■ GIVEN DATA:
-------------------------
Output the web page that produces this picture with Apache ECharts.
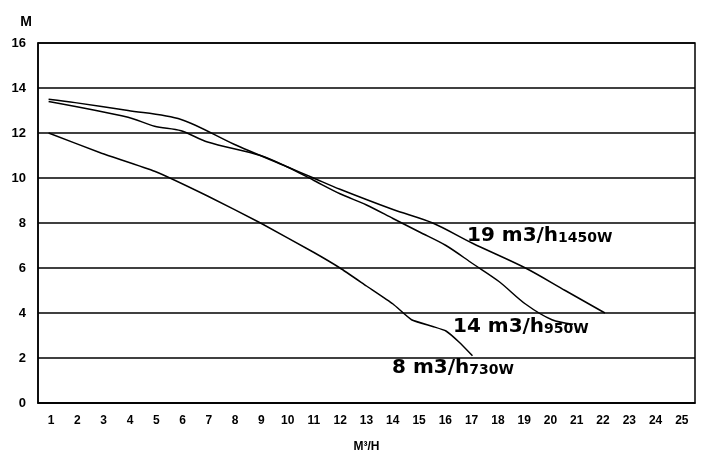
<!DOCTYPE html>
<html><head><meta charset="utf-8">
<script src="https://cdn.jsdelivr.net/npm/echarts@6/dist/echarts.min.js"></script>
<style>html,body{margin:0;background:#fff}#c{width:710px;height:473px}</style>
</head><body><div id="c"></div>
<script>
const xLabels = ['1','2','3','4','5','6','7','8','9','10','11','12','13','14','15','16','17','18','19','20','21','22','23','24','25'];
const yTicks = [0,2,4,6,8,10,12,14,16];
const curve19 = [[1,13.5],[2,13.35],[4,13.0],[6,12.6],[8,11.5],[10,10.5],[11,10.0],[12,9.5],[14,8.6],[15.5,8.0],[17,7.1],[19,6.0],[20.5,5.0],[22,4.0]];
const curve14 = [[1,13.4],[4,12.7],[5,12.3],[6,12.1],[7,11.6],[9,11.0],[10,10.5],[11,9.9],[12,9.3],[13,8.8],[14,8.2],[15,7.6],[16,7.0],[17,6.2],[18,5.4],[19,4.4],[20,3.7],[20.8,3.5]];
const curve8 = [[1,12],[3,11.1],[5,10.3],[7,9.2],[9,8],[11,6.7],[12,6.0],[13,5.2],[14,4.4],[14.7,3.7],[15.5,3.4],[16,3.2],[16.5,2.7],[17,2.1]];
const names = [['19 m3/h','1450W'],['14 m3/h','950W'],['8 m3/h','730W']];
const font = 'Arial, "Liberation Sans", sans-serif';
const lfont = '"DejaVu Sans", sans-serif';
const chart = echarts.init(document.getElementById('c'));
const ls = {color:'#000',width:1.5};
const rich = {b:{fontSize:20,fontWeight:'bold',fontFamily:lfont,fill:'#000'},s:{fontSize:14,fontWeight:'bold',fontFamily:lfont,fill:'#000',padding:[4,0,0,0]}};
function lbl(i,x,y){return {type:'text',left:x,top:y,style:{text:'{b|'+names[i][0]+'}{s|'+names[i][1]+'}',rich:rich,fill:'#000'}};}
chart.setOption({
  animation:false,
  grid:{left:38,right:15,top:43,bottom:70,show:true,borderColor:'#000',borderWidth:1.5},
  xAxis:[
    {type:'value',min:0.6,max:25.4,show:false},
    {type:'category',data:xLabels,position:'bottom',boundaryGap:true,
     axisLine:{lineStyle:{color:'#000',width:1.5}},axisTick:{show:false},
     axisLabel:{color:'#000',fontWeight:'bold',fontSize:12,fontFamily:font,margin:12},
     name:'M³/H',nameLocation:'middle',nameGap:38,nameTextStyle:{color:'#000',fontWeight:'bold',fontSize:12,fontFamily:font}}
  ],
  yAxis:{type:'value',min:0,max:16,interval:2,
    axisLine:{show:true,lineStyle:{color:'#000',width:1.5}},axisTick:{show:false},
    splitLine:{lineStyle:{color:'#000',width:1.5}},
    axisLabel:{color:'#000',fontWeight:'bold',fontSize:13,fontFamily:font,margin:12},
    name:'M',nameGap:14,nameTextStyle:{color:'#000',fontWeight:'bold',fontSize:14,fontFamily:font,align:'right',padding:[0,6,0,0]}},
  series:[curve19,curve14,curve8].map((d,i)=>({type:'line',xAxisIndex:0,data:d,smooth:i===2?0.15:0.3,symbol:'none',lineStyle:ls})),
  graphic:[lbl(0,467,226),lbl(1,453,317),lbl(2,392,358)]
});
</script></body></html>
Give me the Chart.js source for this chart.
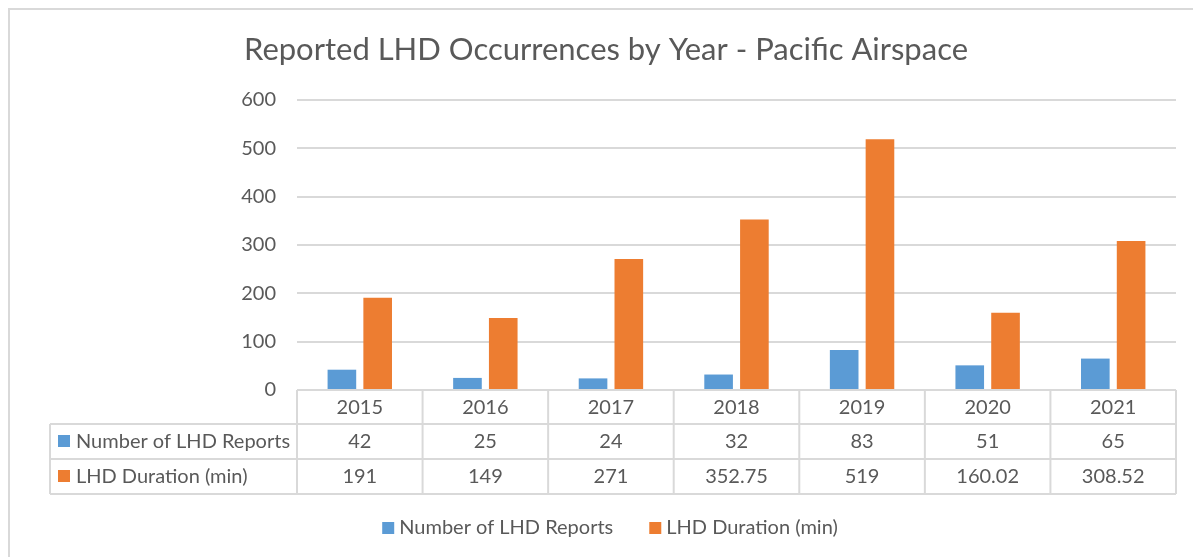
-------------------------
■ THE REQUEST:
Pictures in the records above are not copied; print everything else exactly.

■ REPLY TO THE EXERCISE:
Output the web page that produces this picture with Apache ECharts.
<!DOCTYPE html>
<html><head><meta charset="utf-8">
<script src="https://cdn.jsdelivr.net/npm/echarts@6/dist/echarts.min.js"></script>
<style>html,body{margin:0;background:#fff}#c{width:710px;height:473px}</style>
</head><body><div id="c"></div>
<script>
const xLabels = ['1','2','3','4','5','6','7','8','9','10','11','12','13','14','15','16','17','18','19','20','21','22','23','24','25'];
const yTicks = [0,2,4,6,8,10,12,14,16];
const curve19 = [[1,13.5],[2,13.35],[4,13.0],[6,12.6],[8,11.5],[10,10.5],[11,10.0],[12,9.5],[14,8.6],[15.5,8.0],[17,7.1],[19,6.0],[20.5,5.0],[22,4.0]];
const curve14 = [[1,13.4],[4,12.7],[5,12.3],[6,12.1],[7,11.6],[9,11.0],[10,10.5],[11,9.9],[12,9.3],[13,8.8],[14,8.2],[15,7.6],[16,7.0],[17,6.2],[18,5.4],[19,4.4],[20,3.7],[20.8,3.5]];
const curve8 = [[1,12],[3,11.1],[5,10.3],[7,9.2],[9,8],[11,6.7],[12,6.0],[13,5.2],[14,4.4],[14.7,3.7],[15.5,3.4],[16,3.2],[16.5,2.7],[17,2.1]];
const names = [['19 m3/h','1450W'],['14 m3/h','950W'],['8 m3/h','730W']];
const font = 'Arial, "Liberation Sans", sans-serif';
const lfont = '"DejaVu Sans", sans-serif';
const chart = echarts.init(document.getElementById('c'));
const ls = {color:'#000',width:1.5};
const rich = {b:{fontSize:20,fontWeight:'bold',fontFamily:lfont,fill:'#000'},s:{fontSize:14,fontWeight:'bold',fontFamily:lfont,fill:'#000',padding:[4,0,0,0]}};
function lbl(i,x,y){return {type:'text',left:x,top:y,style:{text:'{b|'+names[i][0]+'}{s|'+names[i][1]+'}',rich:rich,fill:'#000'}};}
chart.setOption({
  animation:false,
  grid:{left:38,right:15,top:43,bottom:70,show:true,borderColor:'#000',borderWidth:1.5},
  xAxis:[
    {type:'value',min:0.6,max:25.4,show:false},
    {type:'category',data:xLabels,position:'bottom',boundaryGap:true,
     axisLine:{lineStyle:{color:'#000',width:1.5}},axisTick:{show:false},
     axisLabel:{color:'#000',fontWeight:'bold',fontSize:12,fontFamily:font,margin:12},
     name:'M³/H',nameLocation:'middle',nameGap:38,nameTextStyle:{color:'#000',fontWeight:'bold',fontSize:12,fontFamily:font}}
  ],
  yAxis:{type:'value',min:0,max:16,interval:2,
    axisLine:{show:true,lineStyle:{color:'#000',width:1.5}},axisTick:{show:false},
    splitLine:{lineStyle:{color:'#000',width:1.5}},
    axisLabel:{color:'#000',fontWeight:'bold',fontSize:13,fontFamily:font,margin:12},
    name:'M',nameGap:14,nameTextStyle:{color:'#000',fontWeight:'bold',fontSize:14,fontFamily:font,align:'right',padding:[0,6,0,0]}},
  series:[curve19,curve14,curve8].map((d,i)=>({type:'line',xAxisIndex:0,data:d,smooth:i===2?0.15:0.3,symbol:'none',lineStyle:ls})),
  graphic:[lbl(0,467,226),lbl(1,453,317),lbl(2,392,358)]
});
</script></body></html>
Give me the Chart.js source for this chart.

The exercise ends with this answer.